Encuentros con «artistas visuales» como éste ya se han hecho antes, alguien acá recordaba el Encuentro Nacional de Educación Artística que tuvo lugar en Bogotá en 2013 organizado por el Ministerio de Cultura, un gran evento con varios paneles, mesas de trabajo y un catálogo que recuerda sus conclusiones. Un gran encuentro, sí, pero 10 años después aún seguimos faltos de dientes para poder exigir un derecho a la cultura, paralelo y atado, a otros de los derechos fundamentales que garantiza la constitución.
Todo esto es para pensar, y darnos unos meses para hacerlo parecido a como vimos que hacían muchas personas de la Universidad Autónoma Indígena Intercultural: pensaban, miraban en silencio, luego, cuando era su turno, primero hablaban en su idioma y luego traducían lo pensado, lo sentido, al español. Eran breves en sus intervenciones o, más que breves, concisos, y dijeron cosas que a los oídos de gente que solo ha pastado en la academia bajo el logos de la razón podrían sonar simples: «hay que caminar la palabra», «el arte es el sentir», «el arte es como la vida», «no creamos, creamos para sentir» . Pero en contexto, bajo la acústica y los acentos del lugar, se oye más, no solo palabras, se siente más, y justo recordé una cita más encumbrada que había garabateado de un podcast con un artista famoso que, al ser cuestionado sobre el para qué del arte, citó a un tal Robert Filliou y respondió: «El arte es lo que hace que la vida sea más interesante que el arte.»

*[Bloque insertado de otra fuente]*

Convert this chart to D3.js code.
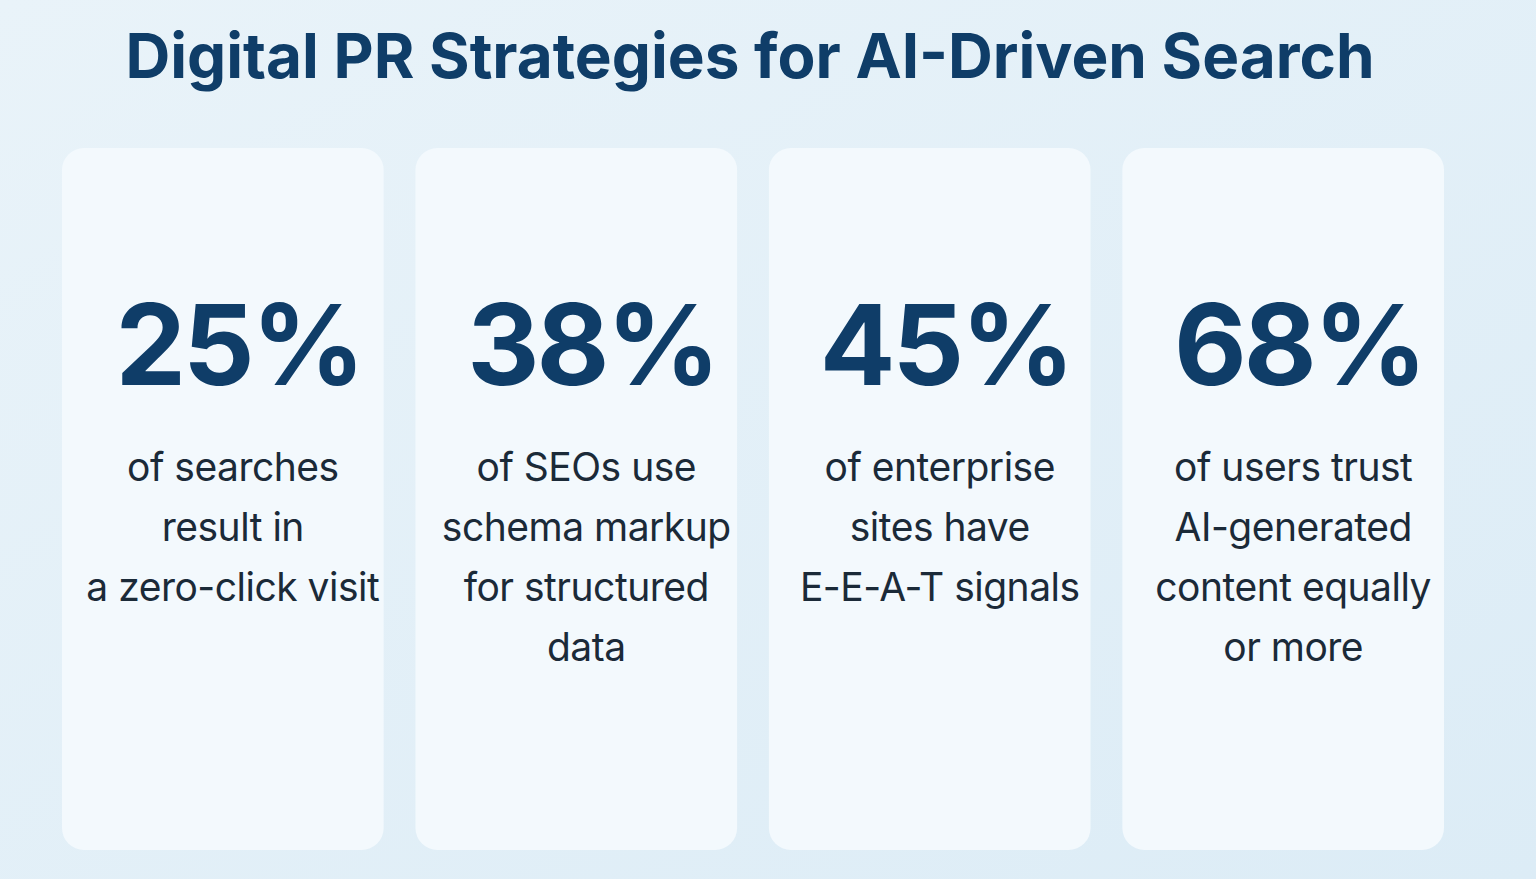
<!DOCTYPE html>
<html><head><meta charset="utf-8">
<script src="https://cdn.jsdelivr.net/npm/d3@7"></script>
<style>html,body{margin:0;padding:0;overflow:hidden}</style>
</head><body><svg id="c" width="1536" height="879"></svg>
<script>
const title = "Digital PR Strategies for AI-Driven Search";
const categories = ["zero-click","schema","eeat","trust"];
const values = [25, 38, 45, 68];
const descriptions = [
  ["of searches","result in","a zero-click visit"],
  ["of SEOs use","schema markup","for structured","data"],
  ["of enterprise","sites have","E-E-A-T signals"],
  ["of users trust","AI-generated","content equally","or more"]
];
const svg = d3.select("#c");
const defs = svg.append("defs");
const g = defs.append("linearGradient").attr("id","bg").attr("x1",0).attr("y1",0).attr("x2",1).attr("y2",1);
g.append("stop").attr("offset",0).attr("stop-color","#e9f3f9");
g.append("stop").attr("offset",1).attr("stop-color","#dcecf6");
svg.append("rect").attr("width",1536).attr("height",879).attr("fill","url(#bg)");
svg.append("text").attr("x",750).attr("y",78).attr("text-anchor","middle")
  .attr("font-family","Inter, 'Open Sans', sans-serif").attr("font-weight",700)
  .attr("font-size",62).attr("fill","#0f3d68").attr("letter-spacing",0).text(title);
const x = d3.scaleBand().domain(categories).range([62,1444]).paddingInner(0.09).paddingOuter(0);
const cards = svg.selectAll("g.card").data(categories).join("g").attr("class","card")
  .attr("transform",d=>`translate(${x(d)},0)`);
cards.append("rect").attr("y",148).attr("width",x.bandwidth()).attr("height",702)
  .attr("rx",22).attr("fill","#f3f9fd");
cards.append("text").attr("x",x.bandwidth()/2+16).attr("y",385).attr("text-anchor","middle")
  .attr("font-family","Inter, sans-serif").attr("font-weight",700).attr("font-size",112)
  .attr("letter-spacing",-3).attr("fill","#0f3d68").text((d,i)=>values[i]+"%");
cards.each(function(d,i){
  d3.select(this).selectAll("text.l").data(descriptions[i]).join("text").attr("class","l")
    .attr("x",x.bandwidth()/2+10).attr("y",(t,j)=>481+j*60).attr("text-anchor","middle")
    .attr("font-family","Inter, sans-serif").attr("font-size",39).attr("letter-spacing",-0.5)
    .attr("fill","#1b2a38").text(t=>t);
});
</script></body></html>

A partir de lo visto, lo hablado y las iniciativas que se están tomando, el pequeño equipo del Área de Artes Visuales del Ministerio de Cultura corresponde en sus acciones y sentir con estas ideas, son unos funcionarios sensibles a estos mandatos y las acciones que están ejecutando y pensando dan prueba de esa correspondencia. Es una lástima que en la gran mayoría de Secretarías de Cultura y Turismo no haya funcionarios así.
Un programa o plan para «Artes visuales» por parte del Ministerio de Cultura —metido en el CONPES— y una ley que garantice y guarde la memoria fundamental de los derechos culturales son parte de un nuevo horizonte de oportunidad al que se puede llegar bajo este gobierno.